O que você acha da sobre funk, rap e cultura na comunidade?
Funk e rap são dois gêneros que só muda a batida mesmo, porque os dois vieram de periferia e passam a mesma mensagem. O funk tem ostentação, o rap também tem ostentação, o funk tem putaria, o rap também tem putaria. E tem o consciente, que os dois tem.
Por que você acha que isso incomoda o conservador?
Eles não gostam de ouvir a verdade. Acho que eles ficam mais putos ainda de ver nós aqui vencendo. Tem muito preconceito ainda nessa porra, mas se depender de mim vai mudar isso. Acho que já tá mudando, acho que já entenderam que a favela ta vencendo.
Seu aniversário é uma forma de celebrar isso também de certa forma?

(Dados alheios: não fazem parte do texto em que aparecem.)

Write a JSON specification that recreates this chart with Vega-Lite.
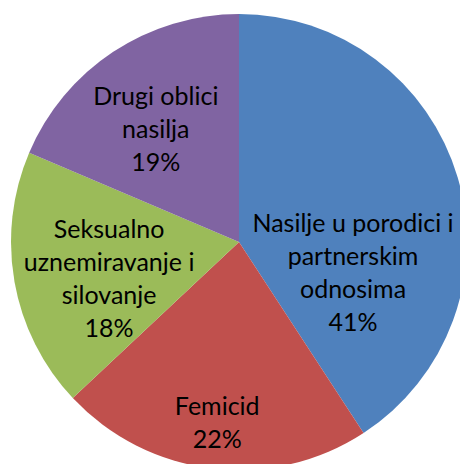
{
  "$schema": "https://vega.github.io/schema/vega-lite/v6.json",
  "autosize": "none",
  "width": 442,
  "height": 444,
  "padding": {"left": 18, "top": 20, "right": 0, "bottom": 0},
  "background": "white",
  "config": {"view": {"stroke": null}},
  "data": {
    "values": [
      {"n": 1, "cat": "Nasilje u porodici i partnerskim odnosima", "value": 40.8, "label": "Nasilje u porodici i\npartnerskim\nodnosima\n41%"},
      {"n": 2, "cat": "Femicid", "value": 22.2, "label": "Femicid\n22%"},
      {"n": 3, "cat": "Seksualno uznemiravanje i silovanje", "value": 18.4, "label": "Seksualno\nuznemiravanje i\nsilovanje\n18%"},
      {"n": 4, "cat": "Drugi oblici nasilja", "value": 18.6, "label": "Drugi oblici\nnasilja\n19%"}
    ]
  },
  "encoding": {
    "theta": {"field": "value", "type": "quantitative", "stack": true},
    "order": {"field": "n", "type": "quantitative"}
  },
  "layer": [
    {
      "mark": {"type": "arc", "radius": 228},
      "encoding": {
        "color": {
          "field": "cat",
          "type": "nominal",
          "legend": null,
          "scale": {
            "domain": ["Nasilje u porodici i partnerskim odnosima", "Femicid", "Seksualno uznemiravanje i silovanje", "Drugi oblici nasilja"],
            "range": ["#4F81BD", "#C0504D", "#9BBB59", "#8064A2"]
          }
        }
      }
    },
    {
      "mark": {"type": "text", "radius": 120, "dx": -1, "dy": 16, "font": "Lato", "fontSize": 25, "lineHeight": 33, "lineBreak": "\n", "align": "center", "baseline": "middle", "color": "black"},
      "encoding": {"text": {"condition": {"test": "datum.n === 1", "field": "label"}, "value": ""}}
    },
    {
      "mark": {"type": "text", "radius": 183, "dx": 0, "dy": -17, "font": "Lato", "fontSize": 25, "lineHeight": 33, "lineBreak": "\n", "align": "center", "baseline": "middle", "color": "black"},
      "encoding": {"text": {"condition": {"test": "datum.n === 2", "field": "label"}, "value": ""}}
    },
    {
      "mark": {"type": "text", "radius": 136, "dx": 4, "dy": -36, "font": "Lato", "fontSize": 25, "lineHeight": 33, "lineBreak": "\n", "align": "center", "baseline": "middle", "color": "black"},
      "encoding": {"text": {"condition": {"test": "datum.n === 3", "field": "label"}, "value": ""}}
    },
    {
      "mark": {"type": "text", "radius": 140, "dx": -6, "dy": -28, "font": "Lato", "fontSize": 25, "lineHeight": 33, "lineBreak": "\n", "align": "center", "baseline": "middle", "color": "black"},
      "encoding": {"text": {"condition": {"test": "datum.n === 4", "field": "label"}, "value": ""}}
    }
  ]
}
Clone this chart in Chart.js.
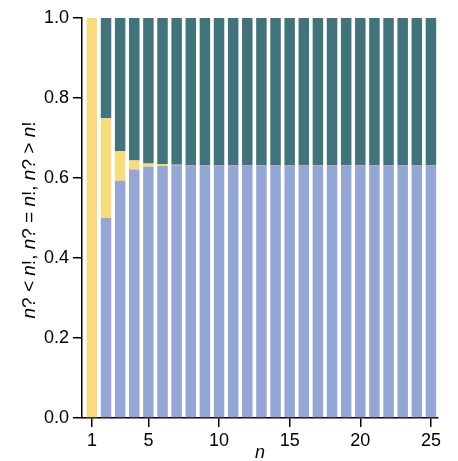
<!DOCTYPE html>
<html>
<head>
<meta charset="utf-8">
<script src="https://cdn.jsdelivr.net/npm/chart.js@4.4.1/dist/chart.umd.min.js"></script>
<style>
  html, body { margin: 0; padding: 0; background: #fff; }
  #wrap { position: relative; width: 458px; height: 461px; }
</style>
</head>
<body>
<div id="wrap"><canvas id="chart"></canvas></div>
<script>
// n = 1..25
const ns = [1, 2, 3, 4, 5, 6, 7, 8, 9, 10, 11, 12, 13, 14, 15, 16, 17, 18, 19, 20, 21, 22, 23, 24, 25];

// probabilities
const lessThan = [0, 0.5, 0.593, 0.621, 0.628, 0.630, 0.632, 0.632, 0.632, 0.632, 0.632, 0.632, 0.632,
  0.632, 0.632, 0.632, 0.632, 0.632, 0.632, 0.632, 0.632, 0.632, 0.632, 0.632, 0.632];
const equalTo = [1, 0.25, 0.074, 0.023, 0.008, 0.005, 0.001, 0, 0, 0, 0, 0, 0,
  0, 0, 0, 0, 0, 0, 0, 0, 0, 0, 0, 0];
const greaterThan = [0, 0.25, 0.333, 0.356, 0.364, 0.365, 0.367, 0.368, 0.368, 0.368, 0.368, 0.368, 0.368,
  0.368, 0.368, 0.368, 0.368, 0.368, 0.368, 0.368, 0.368, 0.368, 0.368, 0.368, 0.368];

const xTicks = [1, 5, 10, 15, 20, 25];
const yTicks = [0, 0.2, 0.4, 0.6, 0.8, 1.0];

const FONT = '"Liberation Sans", Arial, Helvetica, sans-serif';

const toPoints = vals => ns.map((n, i) => ({ x: n, y: vals[i] }));

// axis titles with italic n
const titles = {
  id: 'titles',
  afterDraw(chart) {
    const { ctx, chartArea } = chart;
    const yParts = [
      ['n', 'italic'], ['? < ', 'normal'], ['n', 'italic'], ['!, ', 'normal'],
      ['n', 'italic'], ['? = ', 'normal'], ['n', 'italic'], ['!, ', 'normal'],
      ['n', 'italic'], ['? > ', 'normal'], ['n', 'italic'], ['!', 'normal']
    ];
    ctx.save();
    ctx.fillStyle = '#000';
    ctx.textBaseline = 'middle';
    ctx.textAlign = 'left';
    let total = 0;
    yParts.forEach(([t, s]) => {
      ctx.font = s + ' 19px ' + FONT;
      total += ctx.measureText(t).width;
    });
    ctx.translate(30, (chartArea.top + chartArea.bottom) / 2 + 2);
    ctx.rotate(-Math.PI / 2);
    let x = -total / 2;
    yParts.forEach(([t, s]) => {
      ctx.font = s + ' 19px ' + FONT;
      ctx.fillText(t, x, 0);
      x += ctx.measureText(t).width;
    });
    ctx.restore();

    ctx.save();
    ctx.fillStyle = '#000';
    ctx.font = 'italic 18px ' + FONT;
    ctx.textAlign = 'center';
    ctx.textBaseline = 'middle';
    ctx.fillText('n', (chartArea.left + chartArea.right) / 2, 453);
    ctx.restore();
  }
};

const barStyle = { barThickness: 10.5, inflateAmount: 0, borderWidth: 0 };

new Chart(document.getElementById('chart'), {
  type: 'bar',
  data: {
    datasets: [
      { label: 'n? < n!', data: toPoints(lessThan), backgroundColor: '#95a6d4', ...barStyle },
      { label: 'n? = n!', data: toPoints(equalTo), backgroundColor: '#f8da7f', ...barStyle },
      { label: 'n? > n!', data: toPoints(greaterThan), backgroundColor: '#43737a', ...barStyle }
    ]
  },
  options: {
    responsive: true,
    maintainAspectRatio: false,
    animation: false,
    layout: { padding: { top: 18, right: 20, left: 0, bottom: 0 } },
    plugins: { legend: { display: false }, tooltip: { enabled: false } },
    scales: {
      x: {
        type: 'linear',
        stacked: true,
        offset: false,
        min: 0.3,
        max: 25.5,
        afterFit: s => { s.height = 43; },
        afterBuildTicks: s => { s.ticks = xTicks.map(v => ({ value: v })); },
        grid: { offset: false, drawOnChartArea: false, drawTicks: true, tickLength: 9, color: '#000', lineWidth: 1.5 },
        border: { display: true, color: '#000', width: 1.5 },
        ticks: { color: '#000', font: { family: FONT, size: 18 }, padding: 3, maxRotation: 0, autoSkip: false }
      },
      y: {
        stacked: true,
        min: 0,
        max: 1,
        afterFit: s => { s.width = 82; },
        afterBuildTicks: s => { s.ticks = yTicks.map(v => ({ value: v })); },
        grid: { drawOnChartArea: false, drawTicks: true, tickLength: 9, color: '#000', lineWidth: 1.5 },
        border: { display: true, color: '#000', width: 1.5 },
        ticks: { color: '#000', font: { family: FONT, size: 18 }, padding: 4, callback: v => v.toFixed(1) }
      }
    }
  },
  plugins: [titles]
});
</script>
</body>
</html>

Sim, todo ano eu faço, mano. Todo ano eu quero fazer o bagulho e é pela comunidade. Os artistas que tão vindo: Filipe Ret, Meno T, Tá Na Mente, Maskan PK, Mumu, os moleques da Espanha que são cria comigo. Eles tão vindo no amor. Igual o Ret, falei "coé Ret me dá uma moral", ele falou "claro, ainda mais pela comunidade, tô contigo". E a entrada é 0800, pra todo mundo curtir, isso é uma forma de lazer. Favelado só quer curtir o baile tranquilo, curtir um forrozinho tranquilo, beber a cerveja dele no final de semana, sem polícia entrar atirando. Nem todo mundo tem condição pra curtir um bagulho na Barra não, nois só tem o nosso bailinho que é 0800 e as tradições que tem, a gente vai curtir mesmo.

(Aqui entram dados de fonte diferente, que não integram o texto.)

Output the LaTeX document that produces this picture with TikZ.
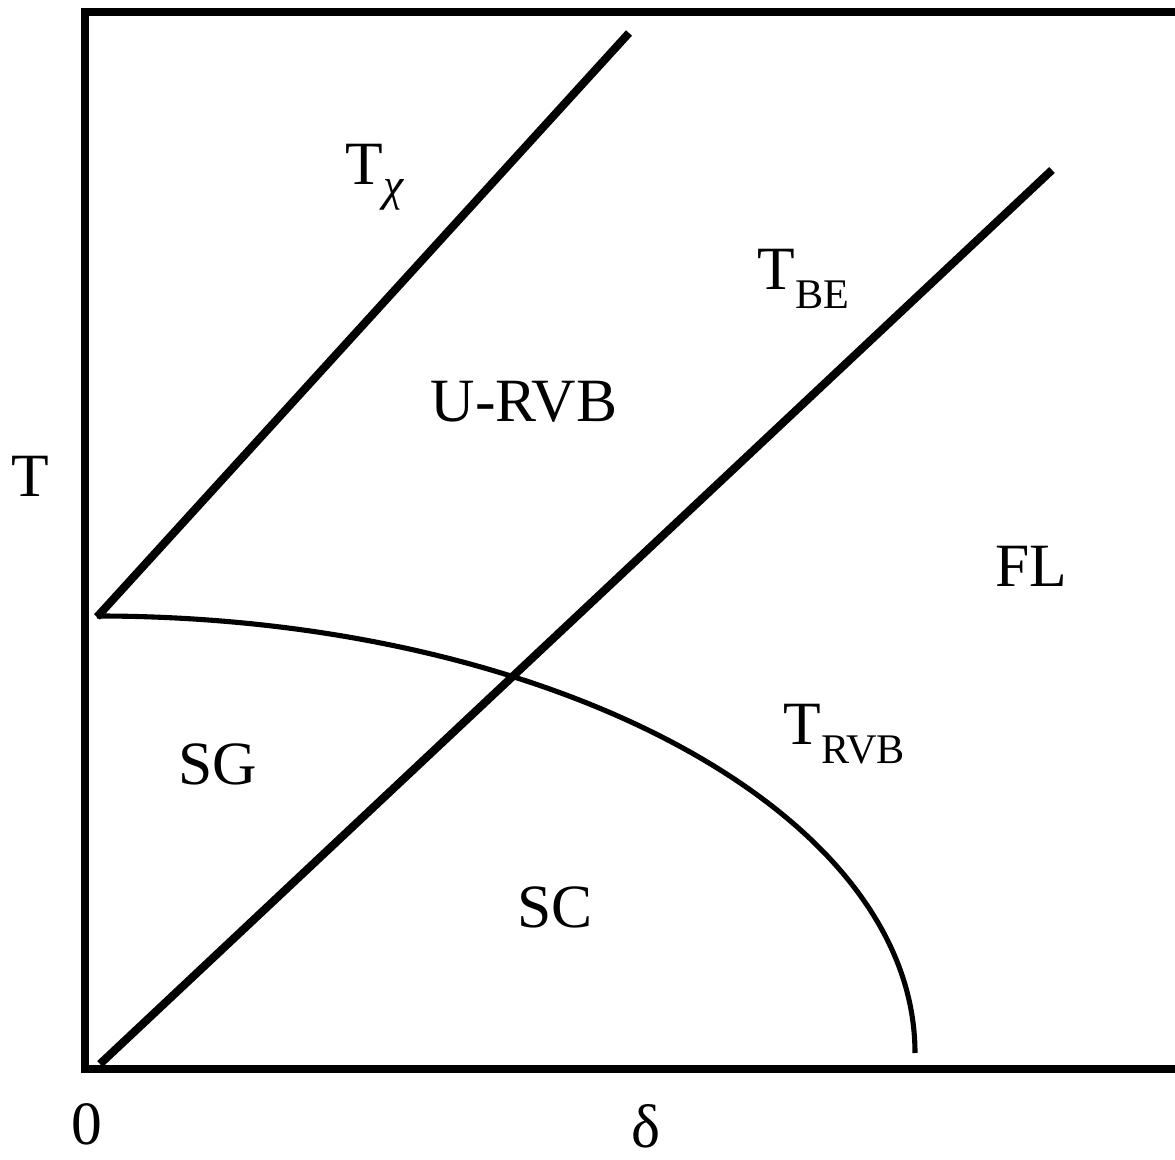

Ainda tem quem venha atrapalhar, né?
É, isso aí que é foda, os cara vem atrapalhar. Ainda volta as operações em época de escola, nas férias ninguém veio, é um assunto complicado.
Mas tem que ser falado, né? A gente precisa falar disso, ainda mais pra tanta gente que vive numa bolha, que não tem a oportunidade de viver isso aqui, de estar aqui e ver como é a vida de quem mora na favela.
Eu só saí daqui mesmo pra morar em outro lugar devido à violência, se não eu não sairia. Porque eu amo isso aqui. Amo minha rapaziada, algumas pessoas da minha família ainda moram aqui. Eu saí mesmo por causa de acesso, minha correia dobrou, então vai que eu tenho shows pra fazer em outro estado e a bala ta comendo, eu não consigo sair e deixo contratante e fã na mão... Então, acredito que a maioria sai da favela por causa disso. Senão, taria aqui até hoje, é bom pra caralho, olha a vista que nóis tem, se aqui não tivesse violência... infelizmente tem sim.
Aqui todo mundo é família, se tiver uma casa pegando fogo todo mundo ali vai correr com balde d'água pra apagar. Se tiver alguém precisando, todo mundo vai ajudar. Ano passado meu aniversário foi aqui, isso aqui tava lotado. Tava rolando evento e o poste pegou fogo no meio do evento. A luz tava piscando já, querendo parar. Os moradores subiram na laje e começaram a jogar terra.
Que mensagem você acha que leva pro mundo? As pessoas verem você saindo daqui pra atuar em novela, indo pro mundo...
Se o Cabelin conseguiu, eu vou conseguir também. Acho que eu to motivando algumas pessoas, sonhadores. Acho que ninguém deve desistir do seu sonho mesmo não. Tem que botar a cara mesmo, bater de frente com esse governo filha da puta que nóis tem. Falar mesmo, expressar nossos sentimentos, nossa realidade. Acho que muita gente ainda não conhece a realidade daqui. É isso, a mensagem é essa… Foi? Esculachamos.